Dear Editor,
I happened to stumble, late as usual, across the news that Caricom and the UWI supposedly “planned” a conference on ‘Collective Responsibility for the 21st century.’
If they really “planned” it, as we must assume, then they must explain what they mean by ‘plan.’ How could reasonable people meet and plan such a conference and show such lack of responsibility. The flyer notifying the conference featured 11 persons of the kind of capacity to meet and talk about such high matters. As we now know from Diaspora (Stabroek News) and from a few other reliable sources, the brains trust was made up of eleven men. No woman was included. The full conference, it seems, had twenty-three men and two women taking part. It appears there were no young people.
I can be generous and pro-male and suppose that the plan, which appears more like a plot was not intended. If it was not intended we are in a worse state yet. It means that the mindset is so deep, the awareness of reality is so feeble and the social sense is so absent that they could sit, stand, huddle, skype or email one another and accept such a result, in the name of Collective Responsibility.

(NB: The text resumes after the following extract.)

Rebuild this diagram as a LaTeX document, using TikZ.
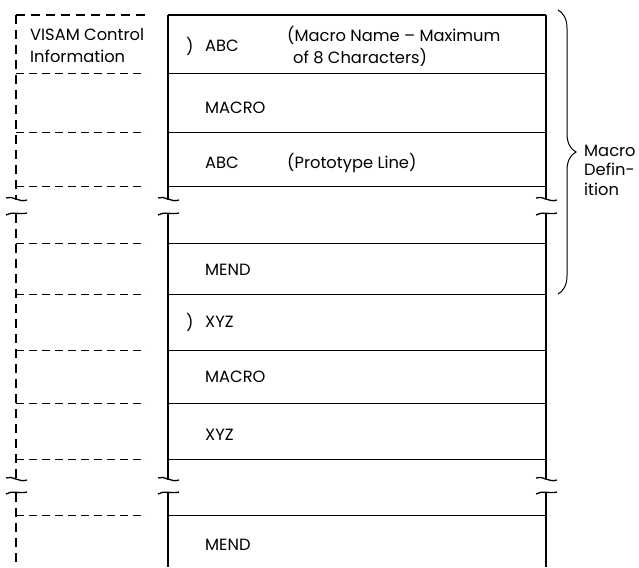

I am older than the mature men who brought forth this scandal. Is this the 21st century we expect women and young people to look forward to?
I feel that women and young people can represent themselves and the future and am not seeking to act for them.
I am seeking advice from men and from women and youth who do not mind giving it, to advise whether a signature campaign will be the right way to let the Councils of the Wise know that they do not have our support.
Caribbean women from Nanny to African Janet, from Mama Culley to Rajkumari Singh, from Elma Francois to women of the present day have actually been in the front lines in education, in child delivery in struggle in community, and were the driving force at a Bejing historic world conference.
Are our male front runners tired, forgetful, or unreformed? My proposal for comment is a strong statement with signatures to say to them: This is not the world we want. Remove the chains. Stop it. Get real. Let us not hear such a thing again. It is the same absent mindedness (ie, smugness, lack of concern) that allows domestic violence and other abuses. We demand a public assurance that these ways are over for good.
Finally I think I am afraid that the world will begin to look on Caribbean men as motherless.